According to a recent report published by the human rights group Safeguard Defenders, the Chinese Communist regime is widely developing a system that amounts to a “state-sanctioned mass abduction” to terrorize and silence people, including foreign nationals such as basketball player Harper.

According to records, the secret system makes up a “legalized” network of clandestine prisons. It began operating in 2013 and has housed a minimum of 27,208 victims as of June 1, according to the report based on publicly available Chinese Communist regime judicial data. Given the prevailing distrust of the information provided by the CCP, the report added that the actual number of victims could exceed 56,900 according to its estimates.

The detention system is officially known as “Residential Surveillance at a Designated Location” (RSDL). The extrajudicial measure allows Chinese police to make people “disappear” without judicial records of the convicts’ whereabouts.

The main purpose of this type of detention would lie in the possibility of keeping a suspect in a secret place without witnesses for interrogation prior to any arrest or official charge.

Residential surveillance is legal under China’s communist regime, but it operates outside the formal judicial system; that is, the law allows authorities to hold a person for up to six months, usually under the rubric of “investigation.” And when the subject is formally charged, the person may be placed in a traditional jail awaiting trial.

According to the report, the detention spaces are often cramped rooms in poor hygienic conditions, with no amenities other than a mattress used for sleeping and no windows. In these “caves,” detainees can spend months without contact with anyone, not even telephone contact with family members and/or lawyers. 

In addition, reports indicate cases of fierce torture, constant beatings, and mistreatment, interrogation sessions in “tiger chairs,” where detainees are tied by hands and feet. They are mistreated with the intention of “making them talk.”

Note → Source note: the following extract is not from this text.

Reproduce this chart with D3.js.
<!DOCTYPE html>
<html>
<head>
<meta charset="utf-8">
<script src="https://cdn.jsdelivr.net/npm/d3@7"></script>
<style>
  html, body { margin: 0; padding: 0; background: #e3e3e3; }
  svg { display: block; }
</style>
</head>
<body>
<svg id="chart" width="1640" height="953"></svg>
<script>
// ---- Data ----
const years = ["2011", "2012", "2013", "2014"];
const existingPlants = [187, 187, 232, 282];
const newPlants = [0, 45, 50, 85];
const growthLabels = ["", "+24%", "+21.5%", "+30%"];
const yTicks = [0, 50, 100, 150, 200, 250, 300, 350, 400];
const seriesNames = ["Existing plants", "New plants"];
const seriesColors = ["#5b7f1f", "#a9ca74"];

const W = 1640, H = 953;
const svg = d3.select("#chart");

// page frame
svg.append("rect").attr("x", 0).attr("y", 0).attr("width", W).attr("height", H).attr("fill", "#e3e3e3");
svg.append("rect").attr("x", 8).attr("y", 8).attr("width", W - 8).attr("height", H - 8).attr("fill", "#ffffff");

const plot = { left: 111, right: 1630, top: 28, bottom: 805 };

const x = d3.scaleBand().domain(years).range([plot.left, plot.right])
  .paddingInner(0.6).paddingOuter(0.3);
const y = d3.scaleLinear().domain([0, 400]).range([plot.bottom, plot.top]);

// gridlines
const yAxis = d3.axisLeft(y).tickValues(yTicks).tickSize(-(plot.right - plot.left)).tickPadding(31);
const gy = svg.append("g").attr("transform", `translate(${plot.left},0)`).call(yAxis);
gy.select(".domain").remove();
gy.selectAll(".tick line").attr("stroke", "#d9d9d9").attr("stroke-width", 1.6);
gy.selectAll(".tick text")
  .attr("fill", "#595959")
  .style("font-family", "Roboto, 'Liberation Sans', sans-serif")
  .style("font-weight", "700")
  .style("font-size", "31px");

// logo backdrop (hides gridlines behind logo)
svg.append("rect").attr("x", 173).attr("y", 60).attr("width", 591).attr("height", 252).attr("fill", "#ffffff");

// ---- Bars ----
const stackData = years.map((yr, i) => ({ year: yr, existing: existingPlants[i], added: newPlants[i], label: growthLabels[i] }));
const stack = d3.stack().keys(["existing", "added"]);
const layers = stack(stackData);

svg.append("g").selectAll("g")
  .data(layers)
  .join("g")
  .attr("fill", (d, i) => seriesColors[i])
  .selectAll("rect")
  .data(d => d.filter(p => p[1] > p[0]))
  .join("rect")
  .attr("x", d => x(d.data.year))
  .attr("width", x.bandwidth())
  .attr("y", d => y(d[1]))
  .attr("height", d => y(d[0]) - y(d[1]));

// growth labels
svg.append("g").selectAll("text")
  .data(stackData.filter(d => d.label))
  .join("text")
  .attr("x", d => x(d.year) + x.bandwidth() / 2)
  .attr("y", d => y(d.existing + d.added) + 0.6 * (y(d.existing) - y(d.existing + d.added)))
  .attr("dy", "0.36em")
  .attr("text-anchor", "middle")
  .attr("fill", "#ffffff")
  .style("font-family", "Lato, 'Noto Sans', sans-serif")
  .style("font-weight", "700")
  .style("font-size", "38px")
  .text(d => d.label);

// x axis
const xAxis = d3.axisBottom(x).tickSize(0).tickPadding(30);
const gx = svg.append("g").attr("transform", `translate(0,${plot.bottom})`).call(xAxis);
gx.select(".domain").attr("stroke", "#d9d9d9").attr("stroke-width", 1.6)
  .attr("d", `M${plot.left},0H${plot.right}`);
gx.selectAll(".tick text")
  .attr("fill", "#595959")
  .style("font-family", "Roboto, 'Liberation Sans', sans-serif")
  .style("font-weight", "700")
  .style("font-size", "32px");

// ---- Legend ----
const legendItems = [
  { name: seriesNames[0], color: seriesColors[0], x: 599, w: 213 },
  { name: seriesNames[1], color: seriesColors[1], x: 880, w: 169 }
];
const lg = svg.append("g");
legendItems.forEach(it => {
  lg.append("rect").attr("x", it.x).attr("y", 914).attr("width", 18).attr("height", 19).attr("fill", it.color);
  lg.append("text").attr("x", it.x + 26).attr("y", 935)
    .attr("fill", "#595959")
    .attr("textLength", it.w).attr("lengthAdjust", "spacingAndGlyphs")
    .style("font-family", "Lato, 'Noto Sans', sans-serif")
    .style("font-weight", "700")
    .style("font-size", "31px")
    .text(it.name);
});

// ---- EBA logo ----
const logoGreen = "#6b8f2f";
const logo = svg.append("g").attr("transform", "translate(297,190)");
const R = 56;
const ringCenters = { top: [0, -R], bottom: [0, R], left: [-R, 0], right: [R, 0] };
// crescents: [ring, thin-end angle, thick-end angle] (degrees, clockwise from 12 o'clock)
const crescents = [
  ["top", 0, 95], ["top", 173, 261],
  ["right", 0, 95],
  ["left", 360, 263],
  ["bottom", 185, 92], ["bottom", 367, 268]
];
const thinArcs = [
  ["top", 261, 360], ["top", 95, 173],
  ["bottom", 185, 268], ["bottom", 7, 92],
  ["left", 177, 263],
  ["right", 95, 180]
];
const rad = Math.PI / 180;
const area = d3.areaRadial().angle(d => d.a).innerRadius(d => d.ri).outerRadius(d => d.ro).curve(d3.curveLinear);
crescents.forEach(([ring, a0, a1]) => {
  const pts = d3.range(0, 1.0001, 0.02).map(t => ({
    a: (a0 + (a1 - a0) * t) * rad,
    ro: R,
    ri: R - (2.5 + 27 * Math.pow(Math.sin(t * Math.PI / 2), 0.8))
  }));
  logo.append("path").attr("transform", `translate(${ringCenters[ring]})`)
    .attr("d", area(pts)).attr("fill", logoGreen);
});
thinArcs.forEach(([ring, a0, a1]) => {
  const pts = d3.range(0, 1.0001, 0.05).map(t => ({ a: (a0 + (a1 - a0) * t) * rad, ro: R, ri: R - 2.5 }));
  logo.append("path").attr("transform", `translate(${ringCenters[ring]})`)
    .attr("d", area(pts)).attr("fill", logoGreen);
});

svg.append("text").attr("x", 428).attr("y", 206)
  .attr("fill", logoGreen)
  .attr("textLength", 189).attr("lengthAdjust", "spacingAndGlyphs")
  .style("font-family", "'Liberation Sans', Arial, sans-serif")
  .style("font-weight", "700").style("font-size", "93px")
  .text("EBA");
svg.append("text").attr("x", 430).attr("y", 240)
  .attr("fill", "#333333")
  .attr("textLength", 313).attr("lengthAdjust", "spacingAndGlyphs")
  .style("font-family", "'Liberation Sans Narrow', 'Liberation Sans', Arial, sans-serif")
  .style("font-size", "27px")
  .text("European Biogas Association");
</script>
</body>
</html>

As reported this week by the Wall Street Journal, some of China’s most prominent prisoners have endured residential surveillance, including literature professor Liu Xiaobo, who received the Nobel Peace Prize in 2010 while in a Chinese prison. Liu eventually died in custody in 2017 at the age of 61. Artist Ai Weiwei was also confined in residential surveillance for 81 days and, once released, produced artwork that mimicked his suffering in extrajudicial prisons.

Practitioners of the spiritual discipline Falun Gong and lawyers defending the practitioners have also reported suffering in such prisons. 

The basketball player, Harper, was in Shenzhen, China, for five days for a tournament when he was detained after an altercation with police. Harper was “locked in a room with a stale mattress” for eight months, without any information about what they would do with him. He was eventually released without having gone through any judicial process, nor was he given any record of his months in prison.